For around 20 minutes, Joanna Borrett quite gracefully transported me to a tranquil countryside scene where peaceful folk were going around their peaceful businesses and the local tavern was brimming with merry enjoyment. It was a shame it eventually had to end.
Joanna Borrett is a musician and classical composer based in the town of Peterborough in the United Kingdom. After initially facing a lukewarm reception into the circles of classical music, Borrett took it upon herself to break the boundaries of this scene to make its entry easier for the upcoming generations, and especially for women. In the process, Joanna’s improvisational approach to composition and her ear training-focused techniques have helped her develop a sound that’s crisp, yet soft, strongly flavored, yet immediately delicate and approachable.
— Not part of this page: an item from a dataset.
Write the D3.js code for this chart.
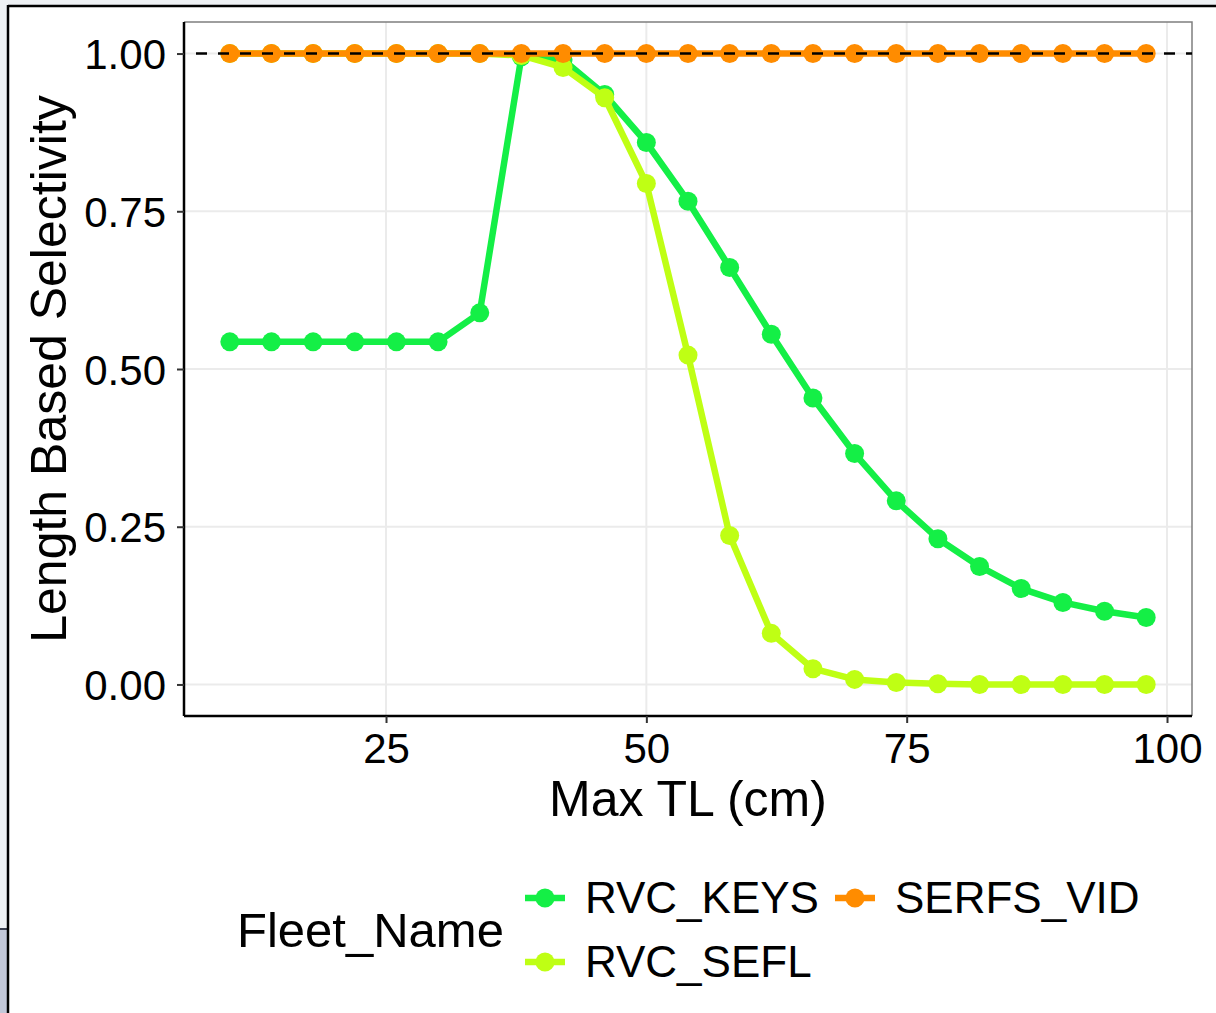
<!DOCTYPE html>
<html>
<head>
<meta charset="utf-8">
<script src="https://cdn.jsdelivr.net/npm/d3@7"></script>
<style>
  html, body { margin: 0; padding: 0; background: #fff; }
  svg { display: block; font-family: "Liberation Sans", Arial, sans-serif; }
</style>
</head>
<body>
<svg id="chart" width="1216" height="1013"></svg>
<script>
// data
var lengths = [10, 14, 18, 22, 26, 30, 34, 38, 42, 46, 50, 54, 58, 62, 66, 70, 74, 78, 82, 86, 90, 94, 98];
var fleets = ["RVC_KEYS", "RVC_SEFL", "SERFS_VID"];
var rvcKeys = [0.543, 0.543, 0.543, 0.543, 0.543, 0.543, 0.589, 0.995, 0.99, 0.935, 0.859, 0.766, 0.661, 0.555, 0.454, 0.366, 0.291, 0.231, 0.187, 0.152, 0.130, 0.116, 0.106];
var rvcSefl = [1, 1, 1, 1, 1, 1, 1, 0.997, 0.978, 0.930, 0.794, 0.522, 0.236, 0.081, 0.025, 0.008, 0.003, 0.001, 0, 0, 0, 0, 0];
var serfsVid = [1, 1, 1, 1, 1, 1, 1, 1, 1, 1, 1, 1, 1, 1, 1, 1, 1, 1, 1, 1, 1, 1, 1];
var xTicks = [25, 50, 75, 100];
var yTicks = [0, 0.25, 0.5, 0.75, 1];
var colors = ["#14ef46", "#bfff14", "#ff8c00"];

var series = [rvcKeys, rvcSefl, serfsVid].map(function(v, i) {
  return {name: fleets[i], color: colors[i], pts: v.map(function(y, j) { return {x: lengths[j], y: y}; })};
});

var svg = d3.select("#chart");

// screenshot frame around the plot
svg.append("rect").attr("x", 0).attr("y", 0).attr("width", 1216).attr("height", 5).attr("fill", "#eef1f4");
svg.append("rect").attr("x", 0).attr("y", 0).attr("width", 7).attr("height", 1013).attr("fill", "#eef1f4");
svg.append("rect").attr("x", 0).attr("y", 929).attr("width", 7).attr("height", 84).attr("fill", "#c2c7d8");
svg.append("line").attr("x1", 0).attr("x2", 7).attr("y1", 929).attr("y2", 929).attr("stroke", "#3c4150").attr("stroke-width", 2);
svg.append("line").attr("x1", 8).attr("x2", 1216).attr("y1", 6).attr("y2", 6).attr("stroke", "#000").attr("stroke-width", 2.5);
svg.append("line").attr("x1", 8).attr("x2", 8).attr("y1", 5).attr("y2", 1013).attr("stroke", "#000").attr("stroke-width", 2.5);

// panel edges
var pL = 184, pR = 1192, pT = 22, pB = 716;

var x = d3.scaleLinear().domain([5.6, 102.4]).range([pL, pR]);
var y = d3.scaleLinear().domain([-0.05, 1.05]).range([pB, pT]);

// grid
svg.append("g").selectAll("line").data(xTicks).enter().append("line")
  .attr("x1", x).attr("x2", x).attr("y1", pT).attr("y2", pB)
  .attr("stroke", "#ebebeb").attr("stroke-width", 2);
svg.append("g").selectAll("line").data(yTicks).enter().append("line")
  .attr("x1", pL).attr("x2", pR).attr("y1", y).attr("y2", y)
  .attr("stroke", "#ebebeb").attr("stroke-width", 2);

// panel border (top/right grey)
svg.append("path")
  .attr("d", "M" + pL + "," + pT + "H" + pR + "V" + pB)
  .attr("fill", "none").attr("stroke", "#7f7f7f").attr("stroke-width", 1.5);

// series
var line = d3.line().x(function(d) { return x(d.x); }).y(function(d) { return y(d.y); });
var g = svg.append("g");
series.forEach(function(s) {
  g.append("path").datum(s.pts).attr("d", line)
    .attr("fill", "none").attr("stroke", s.color).attr("stroke-width", 6.5)
    .attr("stroke-linejoin", "round");
  g.selectAll(null).data(s.pts).enter().append("circle")
    .attr("cx", function(d) { return x(d.x); })
    .attr("cy", function(d) { return y(d.y); })
    .attr("r", 9.5).attr("fill", s.color);
});

// dashed reference line at 1
svg.append("line")
  .attr("x1", pL).attr("x2", pR).attr("y1", y(1)).attr("y2", y(1))
  .attr("stroke", "#000").attr("stroke-width", 2.5)
  .attr("stroke-dasharray", "11 11").attr("stroke-dashoffset", -12);

// axes
var xAxis = d3.axisBottom(x).tickValues(xTicks).tickSize(7).tickPadding(10).tickFormat(d3.format("d"));
var yAxis = d3.axisLeft(y).tickValues(yTicks).tickSize(7).tickPadding(11).tickFormat(d3.format(".2f"));

var gx = svg.append("g").attr("transform", "translate(0," + pB + ")").call(xAxis);
var gy = svg.append("g").attr("transform", "translate(" + pL + ",0)").call(yAxis);
[gx, gy].forEach(function(a) {
  a.select(".domain").attr("stroke", "#000").attr("stroke-width", 2.5);
  a.selectAll(".tick line").attr("stroke", "#333").attr("stroke-width", 2);
  a.selectAll(".tick text").attr("fill", "#000").style("font-size", "42px");
});
gx.select(".domain").attr("d", "M" + pL + ",0H" + pR);
gy.select(".domain").attr("d", "M0," + pT + "V" + pB);
gy.selectAll(".tick text").attr("dy", "0.36em");

// axis titles
svg.append("text").attr("x", (pL + pR) / 2).attr("y", 816)
  .attr("text-anchor", "middle").style("font-size", "50px").text("Max TL (cm)");
svg.append("text").attr("transform", "translate(66," + ((pT + pB) / 2) + ") rotate(-90)")
  .attr("text-anchor", "middle").style("font-size", "50px").text("Length Based Selectivity");

// legend
var leg = svg.append("g");
leg.append("text").attr("x", 237).attr("y", 947).style("font-size", "49px").text("Fleet_Name");
var keyPos = [{kx: 525, ky: 898}, {kx: 525, ky: 962}, {kx: 835, ky: 898}];
series.forEach(function(s, i) {
  var p = keyPos[i];
  leg.append("line").attr("x1", p.kx).attr("x2", p.kx + 40).attr("y1", p.ky).attr("y2", p.ky)
    .attr("stroke", s.color).attr("stroke-width", 6.5);
  leg.append("circle").attr("cx", p.kx + 20).attr("cy", p.ky).attr("r", 9.5).attr("fill", s.color);
  leg.append("text").attr("x", p.kx + 60).attr("y", p.ky + 15).style("font-size", "44px").text(s.name);
});
</script>
</body>
</html>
On Clan, her latest album, we are given 9 pieces, each one roughly two and a half minutes long, and populated almost exclusively by cello performances that drip with all the regal qualities the instrument so naturally possesses, and by impassioned piano deliveries that go hand-in-hand with the cello lines, creating a sensational, lively duet. The music takes on quite a sweet English folk flavor, brought forth by the chosen instruments. The moderately cavernous reverb conjures up a chapel hall, and the compositions themselves go from the wailing melancholy, to the oddly whimsical, all the way to the starkly serene.
The album is also home to quite stirring harmonic complexity in cuts such as the seventh and eighth, ‘Armour and Battlefield’, aptly named. The pieces see the piano and the cello in an upwards struggle for control over the arrangement, where the growing unease, brought forth by calculated dissonance and harmonic maneuvering, feel quite dynamic, giving the composition a particularly human feel, if making it also one of the album’s less approachable pieces. ‘Chant’ is a piece defined by a resigned, vocalized chant. The dramatic effect of the strummed cello string and vulnerabilities witnessed in the voice inflictions make this piece the perfect after-the-battle weep for peace.
The narrative that can be summoned by song titles invoke a peaceful village that was perhaps subjected to a raid. From the peaceful morning to the call to battle, to the exhausted aftermath. Each chapter grows in the sense of unease and musical chaos until the sublime ‘Circle’ concludes things in style and grace. Bringing the piano and cello again in beautiful harmony with one another. The contrast in harmony between the starter ‘One Morning’ and ‘Betrayal’ is an eloquent display of Borrett’s compositional range, and a testament to her ability to convey emotions with extremely simplistic means and a minimal arsenal. And the contrast in dynamic between the joyous and tiny ‘Reel’ and the martial ‘Armour and Battlefield’ displays another facet of the composer’s range when it comes to dealing with rhythmic nuance and how she could portray a scene of warm companionship with the former and she could pit than warmth against the heat of battle in the latter. And with a centerpiece like the gorgeously moving ‘Highlands’, we get our all-encompassing proof of Borrett’s masterful control over the few aspects that constitutes her music.
The experienced Joanna Borrett, an educator, and a musical mentor to younger generations, is not holding back on Clan. A short album filled with meaning, excitement, resignation, regret, and acceptance, conveyed by a simple but elegant duet that is as old as time. Joanna Borrett’s Clan is as touching in its music as it is in its simple prowess.